The survey report is based on the responses of 4,070 third- and fourth-year associates at 211 participating law firms ranging from mid-sized to the highest grossing “extra large” firms.
Of those, 159 firms returned enough responses to be included in the national rankings.
Respondents rated their firms on a number of different measures, including: partner-associate relations; collegiality; quality of support staff; family-friendliness; hours and compensation; quantity of work; fairness of evaluations; firm’s prestige; and training and guidance, among others.
Varnum ranked No. 2 among all law firms in the survey and No. 1 among mid-sized firms in the survey for overall quality of life and work, with a firm-wide score of 4.35.
Ten Varnum associates participated in the survey. Scores were based on a 1-to-5 scale, with 1 being the lowest and 5 being the highest.
The firm ranked No. 1 overall on two measures: “opportunities to work with partners” and “likelihood of staying at least two years.”
It ranked No. 2 on three measures: “family-friendliness,” “benefits and compensation” and “partner-associate relationships.”
It ranked No. 3 on five measures: “collegiality,” “quantity of work assigned,” “overall rating as a place to work,” “realistic billable hours” and “how interesting work is.”
According to the survey report, all 10 firms that ranked at the top of this year’s midlevel survey scored highly in the category of partner-associate relations, and none ranked lower than 21st.
“Among the many aspects of associates’ jobs that we asked about, this category stood out as crucial to associate satisfaction,” the report stated.
“Baruch College research and public affairs professor Gregg van Ryzin, who performed a regression analysis of our data, identified partner relations with associates as the variable most closely related to the overall ranking, even higher than confidence in the firm’s leadership, satisfying work and family friendliness.”
Partner Jeffrey Fraser, chair of Varnum’s Associates’ Committee, said that over the last five years the firm has worked to “blur any distinctions” between partners and associates.
“Every lawyer here is entitled to information to make sure they understand what’s going on and to make sure they provide input,” he said.
He said the firm values the perspective of new associates because they’re “completely familiar with what’s new” and can help the firm implement new things, such as technology.

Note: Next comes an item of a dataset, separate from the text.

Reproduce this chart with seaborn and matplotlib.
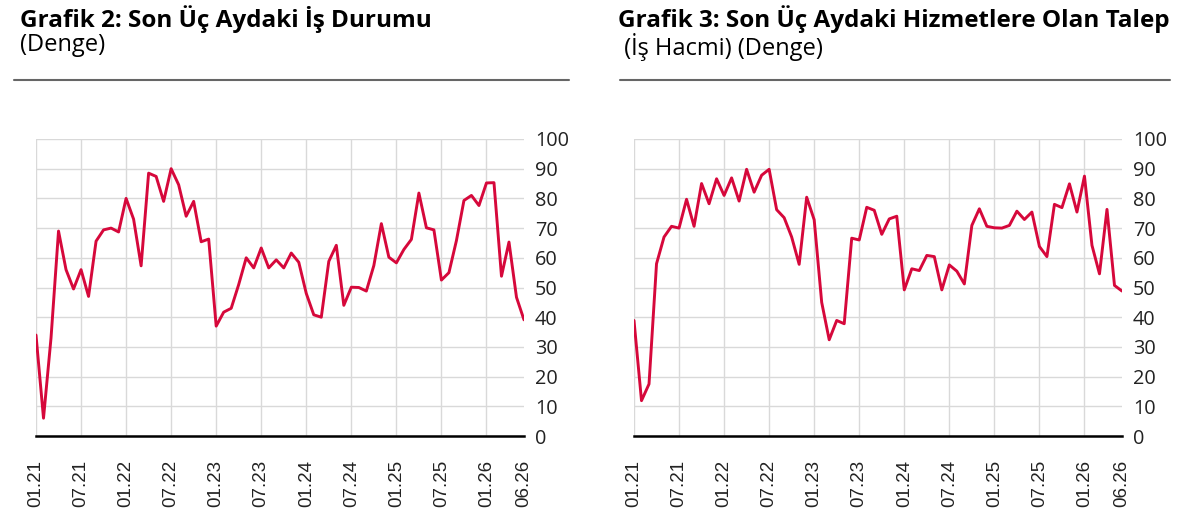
import numpy as np
import pandas as pd
import matplotlib
matplotlib.use("Agg")
import matplotlib.pyplot as plt
import seaborn as sns

sns.set_style("white")
plt.rcParams['font.family'] = ['Open Sans', 'DejaVu Sans']

tick_labels = ["01.21", "07.21", "01.22", "07.22", "01.23", "07.23", "01.24",
               "07.24", "01.25", "07.25", "01.26", "06.26"]
tick_months = [0, 6, 12, 18, 24, 30, 36, 42, 48, 54, 60, 65]

is_durumu = [34, 6, 33, 69, 56, 49.5, 56, 47, 65.6, 69.4, 70, 68.7,
             80, 73, 57.3, 88.5, 87.4, 79, 90, 84.6, 74, 79, 65.4, 66.3,
             37, 41.7, 43, 51, 60, 56.6, 63.3, 56.6, 59.3, 56.6, 61.6, 58.5,
             48, 40.8, 40, 58.8, 64.2, 44, 50.1, 50, 48.8, 57.4, 71.5, 60.2,
             58.3, 62.8, 66.2, 81.8, 70.1, 69.4, 52.5, 55, 65.8, 79.3, 81, 77.6,
             85.2, 85.3, 53.8, 65.3, 46.7, 39.1]

hizmet_talep = [38.9, 11.9, 17.5, 58, 67, 70.6, 70, 79.7, 70.6, 85, 78.2, 86.6,
                81, 86.9, 79.1, 89.8, 82.1, 87.8, 89.8, 76.2, 73.5, 67, 57.8, 80.4,
                72.8, 45, 32.4, 38.9, 37.8, 66.6, 66, 77, 76, 67.9, 73.1, 74,
                49.2, 56.3, 55.7, 60.8, 60.4, 49.2, 57.6, 55.5, 51.2, 70.9, 76.5, 70.6,
                70.1, 70, 70.9, 75.7, 72.9, 75.4, 63.8, 60.4, 78, 76.9, 84.9, 75.4,
                87.5, 64.2, 54.6, 76.3, 50.7, 48.8]

months = np.arange(len(is_durumu))

W, H = 1188, 532
fig = plt.figure(figsize=(W / 100, H / 100), dpi=100)

LINE_COLOR = '#D6083B'
GRID_COLOR = '#d9d9d9'

panels = [
    dict(left=36, title="Grafik 2: Son Üç Aydaki İş Durumu", sub="(Denge)",
         tx=20, rule=(14, 569), data=is_durumu),
    dict(left=634, title="Grafik 3: Son Üç Aydaki Hizmetlere Olan Talep",
         sub=" (İş Hacmi) (Denge)", tx=618, rule=(620, 1170), data=hizmet_talep),
]

for p in panels:
    ax = fig.add_axes([p['left'] / W, (H - 436) / H, 488 / W, 297 / H])
    df = pd.DataFrame({'month': months, 'value': p['data']})
    sns.lineplot(data=df, x='month', y='value', ax=ax, color=LINE_COLOR,
                 linewidth=2.1)
    ax.set_xlim(0, 65)
    ax.set_ylim(0, 100)
    ax.set_xlabel('')
    ax.set_ylabel('')
    for s in ['top', 'left', 'right']:
        ax.spines[s].set_visible(False)
    ax.spines['bottom'].set_linewidth(1.8)
    ax.spines['bottom'].set_color('black')
    ax.set_yticks(np.arange(0, 101, 10))
    ax.yaxis.tick_right()
    ax.tick_params(axis='y', length=0, pad=8, labelsize=14.3, labelcolor='#222222')
    for lab in ax.get_yticklabels():
        lab.set_horizontalalignment('left')
    ax.set_xticks(tick_months)
    ax.set_xticklabels(tick_labels, rotation=90, fontsize=13.5,
                       family=['Liberation Sans', 'DejaVu Sans'], color='#222222')
    ax.tick_params(axis='x', length=7, width=1.8, color='black', pad=10, direction='out')
    ax.grid(True, axis='y', color=GRID_COLOR, linewidth=1)
    for m in tick_months[:-1]:
        ax.axvline(m, color=GRID_COLOR, linewidth=1, zorder=0)
    ax.set_axisbelow(True)

    fig.text(p['tx'] / W, 1 - 5 / H, p['title'], fontsize=17.5, fontweight='bold',
             va='top', ha='left', color='black')
    fig.text(p['tx'] / W, 1 - 33 / H, p['sub'], fontsize=17, va='top', ha='left',
             color='black')
    fig.add_artist(plt.Line2D([p['rule'][0] / W, p['rule'][1] / W],
                              [1 - 80 / H, 1 - 80 / H], color='#666666', linewidth=1.5))

fig.savefig('out.png', dpi=100)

Varnum associate attorneys Rachel Urquhart, Kimberly Baber and Christopher Brown agree partner-associate relations are crucial to the mix.

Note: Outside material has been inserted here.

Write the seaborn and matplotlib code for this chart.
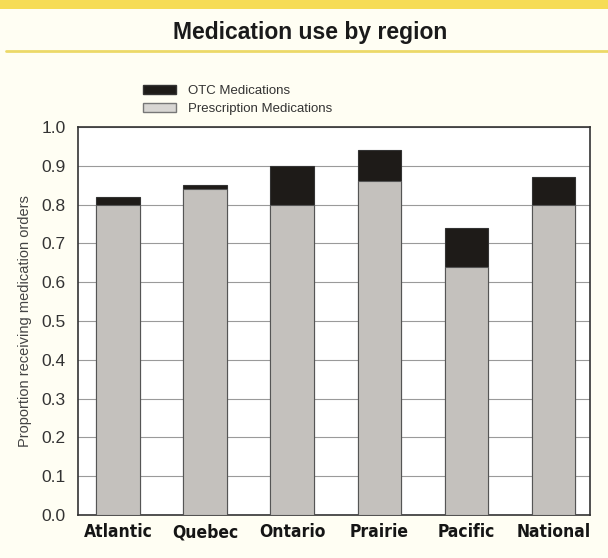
import pandas as pd
import matplotlib.pyplot as plt
import matplotlib.patches as mpatches
import seaborn as sns

# values
regions = ['Atlantic', 'Quebec', 'Ontario', 'Prairie', 'Pacific', 'National']
prescription = [0.80, 0.84, 0.80, 0.86, 0.64, 0.80]
otc = [0.02, 0.01, 0.10, 0.08, 0.10, 0.07]
y_ticks = [0.0, 0.1, 0.2, 0.3, 0.4, 0.5, 0.6, 0.7, 0.8, 0.9, 1.0]

df = pd.DataFrame({'region': regions, 'prescription': prescription, 'otc': otc})
df['total'] = df['prescription'] + df['otc']

sns.set_style('white')
plt.rcParams['font.family'] = ['Liberation Sans', 'DejaVu Sans']

fig = plt.figure(figsize=(6.08, 5.58), dpi=100)
fig.patch.set_facecolor('#fffef3')
ax = fig.add_axes([78 / 608, 1 - 515 / 558, 512 / 608, 388 / 558])
ax.set_facecolor('white')

# yellow header band and rule under the title
fig.patches.append(mpatches.Rectangle((0, 1 - 9 / 558), 1, 9 / 558, transform=fig.transFigure,
                                      facecolor='#f6dc55', edgecolor='none'))
fig.add_artist(plt.Line2D([0.01, 1], [1 - 51 / 558] * 2, transform=fig.transFigure,
                          color='#ecd968', lw=2))
fig.text(0.51, 1 - 33 / 558, 'Medication use by region', ha='center', va='center',
         fontsize=16.5, fontweight='bold', color='#1a1a1a')

sns.barplot(data=df, x='region', y='total', color='#1e1b18', saturation=1, width=0.5,
            edgecolor='#333333', linewidth=0.8, ax=ax, zorder=3)
sns.barplot(data=df, x='region', y='prescription', color='#c4c1bd', saturation=1, width=0.5,
            edgecolor='#555555', linewidth=0.8, ax=ax, zorder=4)

ax.set_ylim(0, 1.0)
ax.set_xlim(-0.46, 5.42)
ax.set_yticks(y_ticks)
ax.set_yticklabels([f'{t:.1f}' for t in y_ticks], fontsize=12.5, color='#333333')
ax.yaxis.grid(True, color='#9a9a9a', lw=0.8, zorder=0)
ax.tick_params(axis='y', length=0, pad=9)
ax.tick_params(axis='x', length=0, pad=6)
ax.set_xticks(range(len(regions)))
ax.set_xticklabels(regions, fontsize=12.5, fontweight='bold', color='#151515',
                   family='DejaVu Sans', fontstretch='condensed')
ax.set_xlabel('')
ax.set_ylabel('Proportion receiving medication orders', fontsize=10.5, color='#444444', labelpad=7)
for s in ax.spines.values():
    s.set_color('#333333')
    s.set_linewidth(1.2)

handles = [mpatches.Patch(facecolor='#1e1b18', edgecolor='#333333', label='OTC Medications'),
           mpatches.Patch(facecolor='#d8d6d3', edgecolor='#777777', label='Prescription Medications')]
fig.legend(handles=handles, loc='upper left', bbox_to_anchor=(131 / 608, 1 - 73 / 558),
           frameon=False, fontsize=9.5, handlelength=2.5, handleheight=0.7,
           labelspacing=0.45, handletextpad=0.9, labelcolor='#333333')

fig.savefig('out.png', dpi=100, facecolor=fig.get_facecolor())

“Working with partners is how you learn and it’s how you learn to be a good attorney,” Urquhart said.
Varnum attorneys and partners are big on including new associates on projects, even the largest of projects, Brown added.
“Even as a summer associate you get that experience, and it continues on through your career,” he said. “They really make you feel that you’re a part of the team right from the beginning.
“A lot of care is taken to make sure everybody gets the feedback and that everybody is getting the work they want. One of the things we’re recognized for is the ability to communicate well with our clients, so they bring in associates that can carry on that tradition.”
Varnum partners give a lot of recognition to everybody’s efforts, Baber added, and that recognition extends to the company’s paralegals and secretaries, as well.
The national survey also suggested that more midlevel associates are staying longer at their current law firms.
In The American Lawyer 1998 survey, 28.3 percent of respondents said they planned to stay with their firms for at least five years.
This year, 35.1 percent of respondents indicated they’re likely to stay for that length of time.
Urquhart and Brown have been Varnum associates for five years and Baber for three. Brown, in fact, originally took a job in the company’s mailroom as a way to get in on the ground floor.
From a law firm perspective, it’s very time consuming to find great people, and it’s very time consuming to replace great people, Fraser pointed out.
“We want to make sure that people coming here really have an interest in being here. Our goal is to make sure people understand what they’re here for and how we operate.
“We try very hard not to kid them about anything. We give people responsibility very early on. We want them to have great opportunities.”
Of the nine young attorneys who joined the firm in 1999 along with Urquhart and Brown, seven remain and another continues to work with Varnum on a contract basis, Urquhart noted.
All three attorneys said they share a commitment to staying put long term because they like the corporate culture and sense of camaraderie at Varnum.
“People who come to Grand Rapids kind of expect to stay for a while, and partners look at you as a long-term investment and as someone to get involved in client relationships,” Baber observed.
The firm hooks up every new associate with both a senior lawyer and an associate lawyer who serve as mentors, “so they’re learning from both ends of the perspective,” Fraser said.
Each associate has an official mentor, Brown said, but basically everybody in the firm serves as unofficial mentors.
“There are great friendships here among associates and partners,” he added.
In addition, each of the firm’s practice groups elects an “associate relations training” mentor that serves as their sounding board.
The only other Michigan law firm in The American Lawyer survey was Dykema Gossett PLLC in Detroit, which ranked 65th of 159.